Training is a practical lever to instill fair practices. Include modules on bias awareness, decision-making under uncertainty, and the ethical dimensions of personnel management. Scenario-based exercises can illustrate how to balance competing priorities without compromising equity. Instructors should challenge participants with cases that test their judgments about fairness under stress, helping them recognize personal shortcuts and corrective strategies. Reinforcement comes from periodic refresher sessions, simulations, and interoperability drills that stress collaborative planning. When officers and NCOs practice fair decision-making in training, they carry those habits into real deployments, reinforcing consistency and reducing perceived bias.
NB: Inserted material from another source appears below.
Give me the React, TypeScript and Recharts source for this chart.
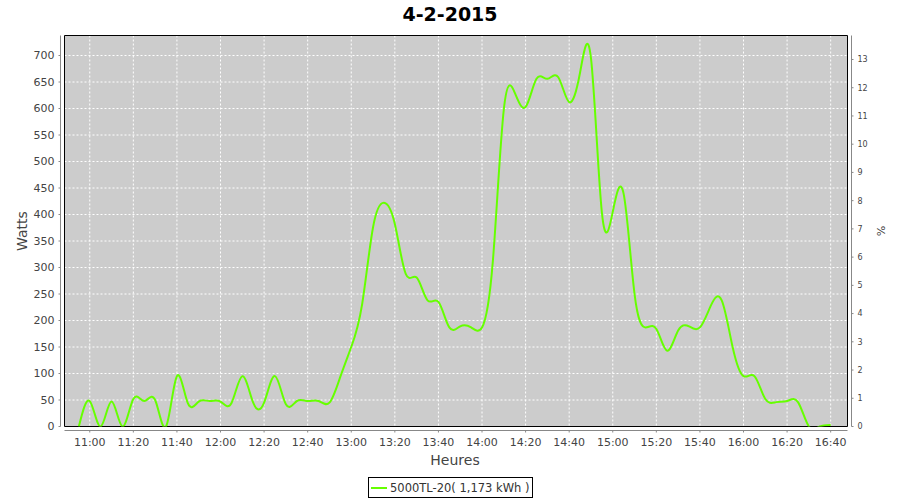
import React from 'react';
import { LineChart, Line, XAxis, YAxis, CartesianGrid, ReferenceLine, ReferenceArea, Legend } from 'recharts';

// one reading every 5 minutes, 10:55 -> 16:40
const times = [
    '10:55', '11:00', '11:05', '11:10', '11:15', '11:20', '11:25', '11:30', '11:35', '11:40', '11:45', '11:50',
    '11:55', '12:00', '12:05', '12:10', '12:15', '12:20', '12:25', '12:30', '12:35', '12:40', '12:45', '12:50',
    '12:55', '13:00', '13:05', '13:10', '13:15', '13:20', '13:25', '13:30', '13:35', '13:40', '13:45', '13:50',
    '13:55', '14:00', '14:05', '14:10', '14:15', '14:20', '14:25', '14:30', '14:35', '14:40', '14:45', '14:50',
    '14:55', '15:00', '15:05', '15:10', '15:15', '15:20', '15:25', '15:30', '15:35', '15:40', '15:45', '15:50',
    '15:55', '16:00', '16:05', '16:10', '16:15', '16:20', '16:25', '16:30', '16:35', '16:40',
];

const watts = [
    0, 48, 0, 47, 0, 52, 48, 50, 0, 95, 44, 47,
    48, 47, 44, 95, 45, 45, 95, 42, 48, 48, 48, 45,
    94, 150, 231, 376, 422, 382, 288, 281, 238, 235, 187, 189,
    187, 187, 313, 598, 630, 603, 656, 656, 659, 612, 668, 695,
    404, 405, 439, 250, 187, 184, 143, 181, 189, 187, 228, 238,
    150, 95, 95, 52, 46, 48, 46, 0, 0, 3,
];

const hourTicks = ['11:00', '11:20', '11:40', '12:00', '12:20', '12:40', '13:00', '13:20', '13:40', '14:00',
    '14:20', '14:40', '15:00', '15:20', '15:40', '16:00', '16:20', '16:40'];
const wattTicks = [0, 50, 100, 150, 200, 250, 300, 350, 400, 450, 500, 550, 600, 650, 700];
const pctTicks = [0, 1, 2, 3, 4, 5, 6, 7, 8, 9, 10, 11, 12, 13];

const seriesName = '5000TL-20( 1,173 kWh )';
const lineColor = '#66ff00';
const axisGray = '#888888';
const textGray = '#444444';
const font = '"DejaVu Sans", sans-serif';

const toMin = (s: string) => {
    const [h, m] = s.split(':').map(Number);
    return h * 60 + m;
};
const fmtMin = (v: number) => `${Math.floor(v / 60)}:${String(Math.round(v) % 60).padStart(2, '0')}`;

const data = times.map((t, i) => ({ t: toMin(t), w: watts[i] }));

// axis ranges (the axis lines sit 4px away from the plot frame)
const xMin = 648.41;
const xMax = 1007.72;
const yMax = 737.74;
const pctMax = 13.85;
const leftAxisX = 646.57;
const rightAxisX = 1009.56;
const bottomAxisY = -7.55;

const LeftTick = ({ x, y, payload }: any) => (
    <g>
        <line x1={x + 4} x2={x + 6} y1={y} y2={y} stroke={axisGray} />
        <text x={x} y={y} dy="0.36em" textAnchor="end" fill={textGray} fontSize={11} fontFamily={font}>
            {payload.value}
        </text>
    </g>
);

const RightTick = ({ x, y, payload }: any) => (
    <g>
        <line x1={x - 6} x2={x - 4} y1={y} y2={y} stroke={axisGray} />
        <text x={x} y={y} dy="0.36em" textAnchor="start" fill={textGray} fontSize={8} fontFamily={font}>
            {payload.value}
        </text>
    </g>
);

const BottomTick = ({ x, y, payload }: any) => (
    <g>
        <line x1={x} x2={x} y1={y - 8} y2={y - 6} stroke={axisGray} />
        <text x={x} y={y} dy="0.71em" textAnchor="middle" fill={textGray} fontSize={11} fontFamily={font}>
            {fmtMin(payload.value)}
        </text>
    </g>
);

const renderLegend = (props: any) => {
    const item = (props.payload && props.payload[0]) || { value: seriesName, color: lineColor };
    return (
        <div
            style={{
                boxSizing: 'border-box',
                width: 165,
                height: 21,
                border: '1px solid #000',
                background: '#fff',
                display: 'flex',
                alignItems: 'center',
                paddingLeft: 2,
                fontFamily: font,
                fontSize: 11.5,
                color: '#333',
                whiteSpace: 'nowrap',
            }}
        >
            <span style={{ display: 'inline-block', width: 16, height: 2, background: item.color, marginRight: 3 }} />
            {item.value}
        </div>
    );
};

const App: React.FC = () => {
    return (
        <div style={{ position: 'absolute', left: 0, top: 0, width: 900, height: 500, background: '#fff' }}>
            <div
                style={{
                    position: 'absolute',
                    top: 3,
                    left: 0,
                    width: 900,
                    textAlign: 'center',
                    fontFamily: font,
                    fontWeight: 'bold',
                    fontSize: 19,
                    color: '#000',
                    zIndex: 2,
                }}
            >
                4-2-2015
            </div>
            <LineChart width={900} height={500} data={data} margin={{ top: 35.5, right: 0, bottom: 0, left: 0 }}>
                <CartesianGrid
                    fill="#cccccc"
                    fillOpacity={1}
                    stroke="#ffffff"
                    strokeDasharray="2 2"
                    horizontalValues={wattTicks}
                    verticalValues={hourTicks.map(toMin)}
                />
                <XAxis
                    dataKey="t"
                    type="number"
                    domain={[xMin, xMax]}
                    ticks={hourTicks.map(toMin)}
                    allowDataOverflow
                    height={73.5}
                    axisLine={false}
                    tickLine={false}
                    tickSize={6}
                    tickMargin={6}
                    tick={<BottomTick />}
                    interval={0}
                    label={() => (
                        <text x={455} y={465} textAnchor="middle" fill={textGray} fontSize={14} fontFamily={font}>
                            Heures
                        </text>
                    )}
                />
                <YAxis
                    type="number"
                    domain={[0, yMax]}
                    ticks={wattTicks}
                    allowDataOverflow
                    width={64.5}
                    axisLine={false}
                    tickLine={false}
                    tickSize={6}
                    tickMargin={4}
                    tick={<LeftTick />}
                    interval={0}
                    label={() => (
                        <text x={22} y={231} transform="rotate(-90 22 231)" textAnchor="middle" dominantBaseline="central"
                            fill={textGray} fontSize={14} fontFamily={font}>
                            Watts
                        </text>
                    )}
                />
                <YAxis
                    yAxisId="right"
                    orientation="right"
                    type="number"
                    domain={[0, pctMax]}
                    ticks={pctTicks}
                    allowDataOverflow
                    width={52.5}
                    axisLine={false}
                    tickLine={false}
                    tickSize={6}
                    tickMargin={4}
                    tick={<RightTick />}
                    interval={0}
                    label={() => (
                        <text x={880} y={231} transform="rotate(90 880 231)" textAnchor="middle" dominantBaseline="central"
                            fill={textGray} fontSize={11} fontFamily={font}>
                            %
                        </text>
                    )}
                />
                <ReferenceLine x={leftAxisX} stroke={axisGray} ifOverflow="visible" />
                <ReferenceLine x={rightAxisX} stroke={axisGray} ifOverflow="visible" />
                <ReferenceLine y={bottomAxisY} stroke={axisGray} ifOverflow="visible" />
                <Line
                    type="natural"
                    dataKey="w"
                    name={seriesName}
                    stroke={lineColor}
                    strokeWidth={2}
                    dot={false}
                    activeDot={false}
                    isAnimationActive={false}
                />
                <ReferenceArea x1={xMin} x2={xMax} y1={0} y2={yMax} fill="none" fillOpacity={0} stroke="#000" strokeWidth={1} ifOverflow="visible" />
                <Legend
                    layout="horizontal"
                    verticalAlign="middle"
                    align="center"
                    content={renderLegend}
                    wrapperStyle={{ left: 368, top: 477, width: 165, height: 21 }}
                />
            </LineChart>
        </div>
    );
};

export default App;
Technology supports consistency, but humans remain responsible. Deploy software tools that standardize evaluation, automate routine tasks, and flag potential irregularities for review. However, maintain human oversight to interpret edge cases and ensure context matters. Use data visualization to present assignment patterns to the entire unit, not just leadership. The goal is to make fairness visible and comprehensible, enabling personnel to see how decisions unfold in practice. Combine automation with deliberate judgment to preserve flexibility while maintaining fairness, ensuring that deployment opportunities do not hinge on subjective impressions.
Governance structures must be resilient to political or strategic fluctuations. Establish a standing fairness committee that includes equal representation from ranks, specialties, and chain-of-command levels. This body reviews deployment policies, adjudicates exceptions, and oversees adherence to published criteria. It should also publish annual transparency reports detailing outcomes, challenges, and corrective actions. Accountability operates on multiple levels: individuals are responsible for their decisions, leaders are answerable for the system’s integrity, and institutions bear the responsibility of continuous improvement. With robust governance, perceptions of favoritism decline and unit cohesion strengthens, even amid rapid force restructuring.
Finally, safeguard the morale and dignity of every soldier involved. Recognize that deployment opportunities influence career progression, personal development, and family life. When possible, pair deployment fairness with supportive programs—retraining options, educational benefits, and family support initiatives—that help personnel navigate changes. Maintain an empathetic posture, listen to concerns, and demonstrate that fairness enhances readiness, not only fairness for fairness’s sake. By embedding compassion within the structure of deployment decisions, commanders reinforce trust, sustain motivation, and promote a resilient, capable force ready for diverse missions.